January 29, 2013 por Ale Scaff Leave a Comment


_abuelas_de_plaza_de_mayo

Do you know who you are? This question, the old standby of the group HIJOS, which aims to restore the identity of siblings and family members, reminds me of two of my son’s favorite books, ¿Cómo es tu mamá? (What’s Your Mom Like?) and ¿Cómo es tu papá? (What’s Your Dad Like?).

When I went back to read Caridad’s blog post from Christmas, I kept thinking about births, but not just the birth of Jesus in Bethlehem and the births of the children of my friends, colleagues, and neighbors. Instead, I turned my thoughts  to an old topic, one almost as old as I am—the birth of the children of the “disappeared” in Argentina.

Hundreds of babies were stolen (an awful word but  the more accurate) immediately after birth during the Videla dictatorship between 1976 and 1981. Afterwards, they would  go to families that wanted to adopt them.

It was only  last year, on July 5, 2012, that Videla was sentenced to 50 years in prison after being found criminally responsible for the systematic kidnapping of infants and children during Argentina’s last military regime.

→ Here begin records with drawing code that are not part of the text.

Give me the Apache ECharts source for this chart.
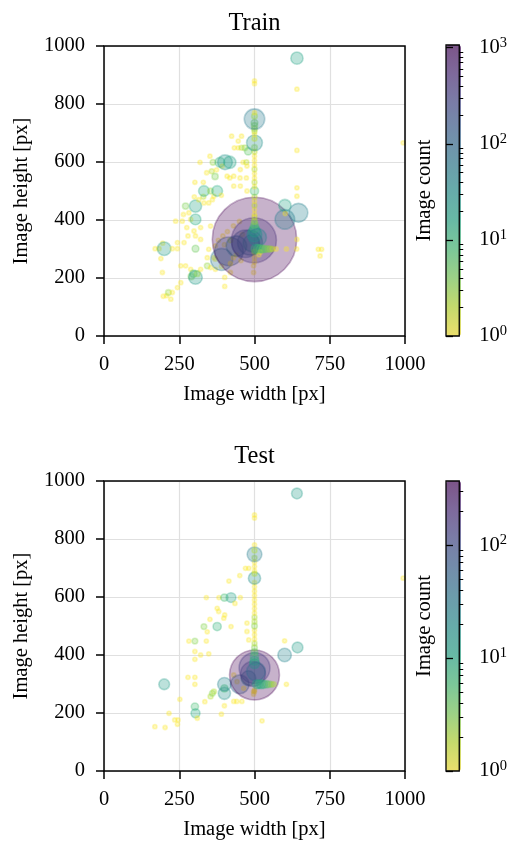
<!DOCTYPE html>
<html>
<head>
<meta charset="utf-8">
<script src="https://cdn.jsdelivr.net/npm/echarts@6.0.0/dist/echarts.min.js"></script>
<style>
html,body{margin:0;padding:0;background:#fff;}
#chart{width:510px;height:842px;}
</style>
</head>
<body>
<div id="chart"></div>
<script>
// ---------------- DATA ----------------
// [image width, image height, image count]
const trainPoints = [
  [500,333,1067],[498,330,300],[485,322,90],[470,318,110],[415,292,120],[391,264,70],[440,310,60],
  [490,320,40],[510,340,45],[500,350,30],[500,362,18],[500,372,10],[500,384,6],[500,395,3],
  [505,300,12],[512,300,10],[520,300,8],[528,300,6],[536,300,5],[545,300,4],[552,300,3],[560,300,2],
  [572,300,1],[606,300,1],[640,300,1],[712,299,1],[723,299,1],[718,276,1],[520,290,1],[515,280,1],
  [500,410,2],[500,420,1],[500,435,1],[500,450,2],[500,465,1],[500,480,2],[500,500,8],[500,515,1],
  [500,530,2],[500,545,1],[500,560,1],[500,575,2],[500,590,1],[500,605,1],[500,620,1],[500,635,2],
  [500,650,3],[500,666,35],[500,680,2],[500,695,1],[500,705,2],[500,715,3],[500,725,4],[500,735,5],
  [500,748,60],[500,758,3],[500,770,1],[500,870,1],[500,880,1],
  [500,290,2],[500,270,1],[500,255,1],[497,242,1],[497,219,1],
  [601,450,20],[646,425,50],[601,402,55],[602,422,1],[641,511,1],[641,482,1],[641,640,1],[641,851,1],
  [641,958,20],[994,666,1],[641,333,1],
  [402,599,30],[418,599,20],[385,599,12],[362,599,3],[319,599,1],[352,620,1],
  [424,689,1],[446,672,1],[457,689,1],[433,649,1],[446,649,1],[457,649,2],[468,649,3],[479,637,6],
  [462,599,1],[473,599,2],[341,563,1],[358,568,2],[374,573,1],[418,545,1],[452,545,1],[473,545,1],
  [302,530,1],[330,530,1],[369,550,4],[393,586,1],[409,551,1],[431,551,1],[453,574,1],[475,586,1],
  [431,517,1],[453,517,1],[475,500,1],[332,500,15],[376,500,15],[354,500,3],[390,485,1],[360,470,1],
  [271,448,4],[304,448,20],[315,470,1],[300,480,1],[330,480,2],[332,459,1],[348,459,1],[365,482,1],
  [264,419,1],[282,425,1],[288,402,1],[304,402,15],[238,396,1],[260,396,1],
  [275,374,1],[299,362,1],[321,374,1],[354,379,1],[279,345,1],[304,345,1],[321,333,1],
  [244,322,1],[266,322,1],[304,301,5],[348,299,1],[370,311,1],[343,270,1],[365,270,1],
  [170,301,1],[183,301,1],[227,301,1],[244,301,1],[200,301,25],[195,320,1],[189,267,1],[194,219,1],
  [255,242,1],[271,242,1],[288,230,1],[304,202,25],[297,215,6],[310,215,3],[290,205,4],
  [255,184,1],[244,167,1],[227,150,1],[208,139,1],[222,127,1],[214,150,3],[197,137,1],
  [321,230,1],[343,242,3],[354,236,1],[370,265,1],[401,171,1],[401,202,1],[420,219,1],
  [380,330,1],[395,345,1],[410,360,1],[430,380,1],[450,395,1],[460,350,1],[420,330,2],[400,315,1],
  [440,280,1],[420,250,1],[430,270,1],[455,260,1],[390,240,1],[370,230,1]
];
const testPoints = [
  [500,331,370],[500,355,140],[495,335,90],[505,343,50],[480,320,30],[451,299,50],[400,299,25],
  [400,268,20],[400,285,6],
  [508,299,10],[515,299,8],[522,299,10],[530,299,8],[540,299,6],[548,299,4],[556,299,3],[564,299,2],[606,299,1],
  [500,883,1],[500,872,1],[500,780,1],[500,760,2],[500,747,30],[500,735,2],[500,720,1],[500,705,1],
  [500,690,1],[500,680,2],[500,665,20],[500,650,1],[500,635,1],[500,620,1],[500,605,1],[500,590,1],
  [500,575,1],[500,560,1],[500,545,1],[500,530,2],[500,515,2],[500,500,3],[500,485,1],[500,470,1],
  [500,455,1],[500,440,2],[500,425,3],[500,410,5],[500,395,8],[500,380,10],[500,370,12],
  [500,280,1],[500,274,1],[497,265,1],
  [600,400,25],[643,426,15],[600,449,1],[641,957,15],[994,665,1],[525,173,1],
  [470,699,1],[481,699,1],[451,674,1],[415,655,1],[400,598,6],[422,598,12],[382,598,1],[453,598,1],
  [340,598,1],[435,578,1],[376,561,1],[381,550,1],[401,538,1],[398,527,1],[352,523,1],[332,498,3],
  [376,498,8],[422,498,1],[343,480,1],[282,448,1],[302,448,3],[340,448,1],[302,412,1],[302,385,1],
  [321,400,1],[348,404,1],[279,323,1],[302,323,1],[302,299,1],[252,247,1],[216,199,1],[235,176,1],
  [246,176,1],[244,161,1],[169,153,1],[203,150,1],[302,222,6],[304,199,10],[310,182,1],[200,299,15],
  [335,239,1],[354,257,2],[360,268,3],[365,274,2],[400,225,1],[390,196,1],[431,240,1],[441,240,1],
  [458,240,1],[475,510,1],[475,481,1],[481,452,1],[431,331,1],[442,308,1],[464,285,1],[497,274,1]
];
const xTicks = [0,250,500,750,1000];
const yTicks = [0,200,400,600,800,1000];
const trainCountMax = 1067;
const testCountMax = 370;

// ---------------- STYLE ----------------
const FONT = 'Liberation Serif';
const FS = 20.5;
const viridis = ['#440154','#482475','#414487','#355f8d','#2a788e','#21918c','#22a884','#44bf70','#7ad151','#bddf26','#fde725'];
const viridisRev = viridis.slice().reverse();
function hexRgb(hex){ return [parseInt(hex.slice(1,3),16), parseInt(hex.slice(3,5),16), parseInt(hex.slice(5,7),16)]; }
function withAlpha(hex, a){ const c = hexRgb(hex); return 'rgba('+c[0]+','+c[1]+','+c[2]+','+a+')'; }
const viridisRevCbar = viridisRev.map(c => withAlpha(c, 0.6));
function cmap(t){
  t = Math.max(0, Math.min(1, t));
  const p = t * (viridisRev.length - 1), i = Math.min(Math.floor(p), viridisRev.length - 2), f = p - i;
  const a = hexRgb(viridisRev[i]), b = hexRgb(viridisRev[i+1]);
  return 'rgb(' + a.map((v,k)=> Math.round(v + (b[k]-v)*f)).join(',') + ')';
}
const EDGE = 1.6;
function outerDiameter(n){ return 2*(Math.sqrt(1.65*n + 2) + 1); }

function prep(points, maxLog){
  return points.slice().sort((a,b)=> a[0]-b[0] || a[1]-b[1])
    .map(p => {
      const c = cmap(Math.log10(p[2]) / maxLog);
      return {value:[p[0], p[1], p[2]], symbolSize: outerDiameter(p[2]) - EDGE,
              itemStyle:{color:c, borderColor:c, borderWidth:EDGE}};
    });
}

const L = 104, W = 301, CBL = 446, CBW = 15;
const layout = [
  {title:'Train', top:46, height:290, cbTop:45, cbHeight:291, max:Math.log10(trainCountMax), titleY:23.5, pts:trainPoints},
  {title:'Test',  top:481, height:290, cbTop:481, cbHeight:290, max:Math.log10(testCountMax), titleY:457, pts:testPoints}
];

const grid=[], xAxis=[], yAxis=[], series=[], visualMap=[], graphic=[];
const textBase = {fontFamily:FONT, fontSize:FS, color:'#000'};

layout.forEach((Lo, i) => {
  const gMain = grid.length;
  grid.push({left:L, top:Lo.top, width:W, height:Lo.height, show:true, borderColor:'#000', borderWidth:1.5, backgroundColor:'transparent', z:3});
  const gCb = grid.length;
  grid.push({left:CBL, top:Lo.cbTop, width:CBW, height:Lo.cbHeight, show:true, borderColor:'#000', borderWidth:1.3, backgroundColor:'transparent', z:10});

  const xMain = xAxis.length;
  xAxis.push({
    gridIndex:gMain, type:'value', min:0, max:1000, interval:250,
    name:'Image width [px]', nameLocation:'middle', nameGap:48, nameTextStyle:textBase,
    axisLine:{show:false},
    axisTick:{show:true, length:8, lineStyle:{color:'#000', width:1.5}},
    axisLabel:{...textBase, margin:18, customValues:xTicks, formatter:(v)=> String(v)},
    splitLine:{show:true, lineStyle:{color:'#e0e0e0', width:1.2}}
  });
  const xCb = xAxis.length;
  xAxis.push({gridIndex:gCb, type:'value', min:0, max:1, show:false});

  const yMain = yAxis.length;
  yAxis.push({
    gridIndex:gMain, type:'value', min:0, max:1000, interval:200,
    name:'Image height [px]', nameLocation:'middle', nameGap:72, nameTextStyle:textBase,
    axisLine:{show:false},
    axisTick:{show:true, length:8, lineStyle:{color:'#000', width:1.5}},
    axisLabel:{...textBase, margin:19, customValues:yTicks, formatter:(v)=> String(v)},
    splitLine:{show:true, lineStyle:{color:'#e0e0e0', width:1.2}}
  });
  const majors=[], minors=[];
  for(let d=0; d<=3; d++){
    if(d <= Lo.max + 1e-9) majors.push(d);
    for(let k=2; k<=9; k++){ const v = d + Math.log10(k); if(v <= Lo.max) minors.push(v); }
  }
  const yCb = yAxis.length;
  yAxis.push({
    gridIndex:gCb, type:'value', min:0, max:Lo.max, position:'right', z:10,
    axisLine:{show:false},
    axisTick:{show:true, length:7, customValues:majors, lineStyle:{color:'#000', width:1.3}},
    axisLabel:{
      margin:20, customValues:majors,
      formatter:(v)=> '{b|10}{s|' + Math.round(v) + '}',
      rich:{
        b:{fontFamily:FONT, fontSize:FS, color:'#000', lineHeight:24},
        s:{fontFamily:FONT, fontSize:14.5, color:'#000', verticalAlign:'top', lineHeight:16}
      }
    },
    splitLine:{show:false}
  });
  yAxis.push({
    gridIndex:gCb, type:'value', min:0, max:Lo.max, position:'right', z:10,
    axisLine:{show:false},
    axisTick:{show:true, length:4, customValues:minors, lineStyle:{color:'#000', width:1}},
    axisLabel:{show:false}, splitLine:{show:false}
  });
  yAxis.push({
    gridIndex:gCb, type:'value', min:0, max:Lo.max, position:'left',
    name:'Image count', nameLocation:'middle', nameGap:11, nameTextStyle:textBase,
    axisLine:{show:false}, axisTick:{show:false}, axisLabel:{show:false}, splitLine:{show:false}
  });

  series.push({
    type:'scatter', xAxisIndex:xMain, yAxisIndex:yMain,
    data: prep(Lo.pts, Lo.max),
    itemStyle:{opacity:0.3},
    emphasis:{disabled:true},
    animation:false, z:2
  });
  // empty carrier series for the colorbar
  const carrier = series.length;
  series.push({type:'scatter', xAxisIndex:xCb, yAxisIndex:yCb, data:[], silent:true});
  visualMap.push({
    type:'continuous', seriesIndex:carrier, dimension:1, min:0, max:Lo.max,
    calculable:false, hoverLink:false, realtime:false, padding:0,
    left:CBL, top:Lo.cbTop, itemWidth:CBW, itemHeight:Lo.cbHeight,
    text:null, showLabel:false,
    inRange:{color:viridisRev},
    controller:{inRange:{color:viridisRevCbar}}
  });
  graphic.push({
    type:'text', x:L + W/2, y:Lo.titleY,
    style:{text:Lo.title, fill:'#000', font:'24.5px "' + FONT + '"', align:'center', verticalAlign:'middle'}
  });
});

const chart = echarts.init(document.getElementById('chart'), null, {renderer:'canvas'});
chart.setOption({
  backgroundColor:'#fff',
  animation:false,
  grid, xAxis, yAxis, series, visualMap, graphic
});
</script>
</body>
</html>
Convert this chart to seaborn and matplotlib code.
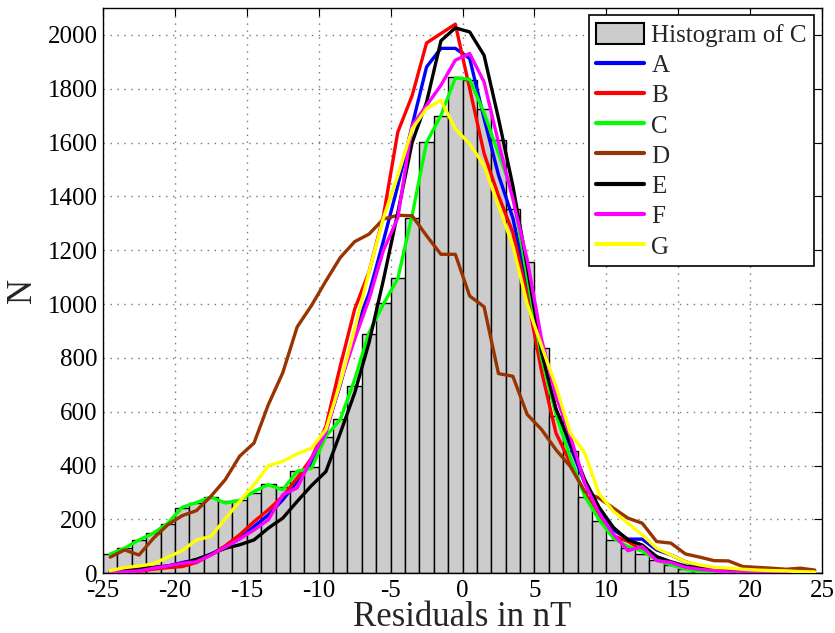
import numpy as np
import pandas as pd
import matplotlib
matplotlib.use("Agg")
import matplotlib.pyplot as plt
from matplotlib.patches import Patch
from matplotlib.lines import Line2D
import seaborn as sns

# ---- data (bin width 1 nT, bin edges -25..25, lines at bin centres) ----
bin_edges = list(range(-25, 26))
centers = [e + 0.5 for e in range(-25, 25)]

hist_C = [72, 95, 124, 149, 183, 242, 260, 283, 267, 272,
          300, 331, 320, 381, 395, 506, 573, 695, 890, 1003,
          1096, 1320, 1604, 1698, 1843, 1833, 1726, 1608, 1353, 1155,
          838, 583, 453, 285, 196, 124, 95, 72, 50, 31,
          15, 7, 3, 2, 1, 1, 0, 0, 0, 0]

A = [5, 10, 15, 21, 27, 40, 50, 71, 99, 130,
     174, 217, 273, 341, 410, 530, 700, 900, 1040, 1235,
     1440, 1664, 1881, 1950, 1950, 1912, 1690, 1480, 1320, 1070,
     800, 610, 472, 335, 223, 161, 127, 127, 87, 68,
     43, 27, 19, 12, 6, 3, 2, 1, 1, 0]

B = [2, 5, 8, 15, 21, 25, 40, 68, 102, 143,
     192, 236, 286, 354, 428, 546, 770, 981, 1120, 1328,
     1639, 1775, 1970, 2005, 2040, 1800, 1560, 1403, 1266, 1030,
     750, 521, 410, 298, 210, 140, 118, 87, 56, 37,
     19, 10, 5, 2, 1, 0, 0, 0, 0, 0]

C = [72, 93, 124, 149, 186, 245, 263, 283, 261, 271,
     304, 329, 310, 379, 390, 509, 571, 720, 894, 1000,
     1095, 1330, 1601, 1701, 1840, 1835, 1710, 1560, 1410, 1100,
     800, 590, 430, 286, 199, 130, 100, 82, 50, 31,
     15, 6, 3, 1, 1, 0, 0, 0, 0, 0]

D = [60, 87, 68, 130, 180, 214, 233, 286, 348, 435,
     484, 627, 745, 915, 995, 1086, 1173, 1232, 1260, 1316,
     1330, 1328, 1254, 1185, 1185, 1030, 990, 742, 732, 590,
     534, 459, 397, 304, 279, 242, 205, 186, 118, 112,
     72, 60, 47, 46, 25, 22, 19, 15, 19, 12]

E = [6, 12, 19, 22, 27, 37, 52, 71, 93, 106,
     124, 168, 205, 267, 326, 378, 521, 670, 857, 1090,
     1340, 1601, 1750, 1978, 2026, 2011, 1924, 1690, 1440, 1140,
     820, 610, 484, 348, 245, 170, 124, 105, 62, 43,
     27, 19, 12, 7, 4, 2, 1, 0, 0, 0]

F = [2, 6, 9, 19, 27, 37, 43, 68, 97, 127,
     161, 199, 292, 317, 428, 521, 708, 869, 1018, 1200,
     1320, 1664, 1738, 1813, 1906, 1931, 1825, 1600, 1390, 1165,
     869, 658, 509, 335, 223, 145, 84, 99, 47, 40,
     22, 15, 10, 5, 3, 2, 1, 1, 0, 0]

G = [10, 21, 27, 35, 60, 84, 124, 137, 202, 267,
     329, 400, 416, 444, 465, 534, 708, 906, 1120, 1320,
     1477, 1651, 1726, 1757, 1651, 1595, 1515, 1366, 1217, 1000,
     844, 695, 521, 447, 295, 230, 186, 143, 93, 68,
     43, 31, 22, 19, 15, 12, 10, 9, 6, 5]

series_names = ["A", "B", "C", "D", "E", "F", "G"]
series_values = [A, B, C, D, E, F, G]
series_colors = ["#0000ff", "#ff0000", "#00ff00", "#993300",
                 "#000000", "#ff00ff", "#ffff00"]

x_ticks = list(range(-25, 26, 5))
y_ticks = list(range(0, 2001, 200))

# ---- style ----
sns.set_style("white")
plt.rcParams["font.family"] = ["Liberation Serif", "DejaVu Serif"]
plt.rcParams["axes.unicode_minus"] = False

fig = plt.figure(figsize=(8.35, 6.33), dpi=100)
ax = fig.add_axes([0.1234, 0.0943, 0.861, 0.8931])

sns.histplot(x=centers, weights=hist_C, bins=bin_edges, ax=ax,
             color="#cccccc", edgecolor="black", linewidth=1.0,
             alpha=1.0, zorder=2)

for name, vals, col in zip(series_names, series_values, series_colors):
    df = pd.DataFrame({"x": centers, "y": vals})
    sns.lineplot(data=df, x="x", y="y", ax=ax, color=col,
                 linewidth=2.4, zorder=3, legend=False)

ax.set_xlim(-25, 25)
ax.set_ylim(0, 2100)
ax.set_xticks(x_ticks)
ax.set_yticks(y_ticks)
ax.set_axisbelow(True)
ax.grid(True, linestyle=(0, (1, 4)), color="#777777", linewidth=1.0)
ax.tick_params(direction="in", length=6, width=0.8, top=True, right=True,
               labelsize=18, colors="black")
ax.tick_params(axis="x", pad=5)
ax.tick_params(axis="y", pad=4)
for sp in ax.spines.values():
    sp.set_visible(True)
    sp.set_color("black")
    sp.set_linewidth(1.0)

ax.set_xlabel("Residuals in nT", fontsize=25, labelpad=-1)
ax.set_ylabel("N", fontsize=25, labelpad=6)

handles = [Patch(facecolor="#cccccc", edgecolor="black", linewidth=1.5)]
labels = ["Histogram of C"]
for name, col in zip(series_names, series_colors):
    handles.append(Line2D([0], [0], color=col, linewidth=3))
    labels.append(name)

leg = ax.legend(handles, labels, loc="upper right", fontsize=18,
                frameon=True, fancybox=False, framealpha=1,
                edgecolor="black", borderaxespad=0.3,
                handlelength=1.9, handleheight=0.9, handletextpad=0.3,
                labelspacing=0.25, borderpad=0.3)
leg.get_frame().set_linewidth(1.2)

fig.savefig("out.png", dpi=100)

The issue of crimes against humanity isn’t the focus of a blog about early childhood, but the right to a dignified birth and an identity for all the world’s children regardless of their parents’ ideology, occupation, political party, religion or skin color certainly is. If the mere possession of a birth certificate has positive long-term effects on schooling and immunization outcomes (see the post by Ana Corbacho and co-authors on this blog), then surely having knowledge of one’s identity must as well.

As far as a dignified birth, I wondered about the terrible conditions these babies must have been born into, at secret detention centers, whose description reminds us of Nazi concentration camps. How would they have been transferred to the clandestine maternity wards that operated at the detention and extermination centers at the Escuela de Mecánica de la Armada (ESMA), Campo de Mayo, Pozo de Banfield, La Cacha and Comisaría 5ta. de La Plata, among many others?

Birth itself is traumatic: passing from a warm, moist environment to a dry one; from a place where the only sound that’s heard is the mother’s heartbeat to one full of strange noises; experiencing labor; passing through the narrow cervix… In 1900, Freud defined birth as “the first experience of anxiety and thus the source of anxiety for the rest of the individual’s life.” A recent article mentions influential British psychoanalyst Wilfred Bion, who goes a step beyond Freud, saying “the more the parent satisfies the panic of sensations that hit the newborn child, the less the ‘birth trauma’ will haunt the infant in later life.”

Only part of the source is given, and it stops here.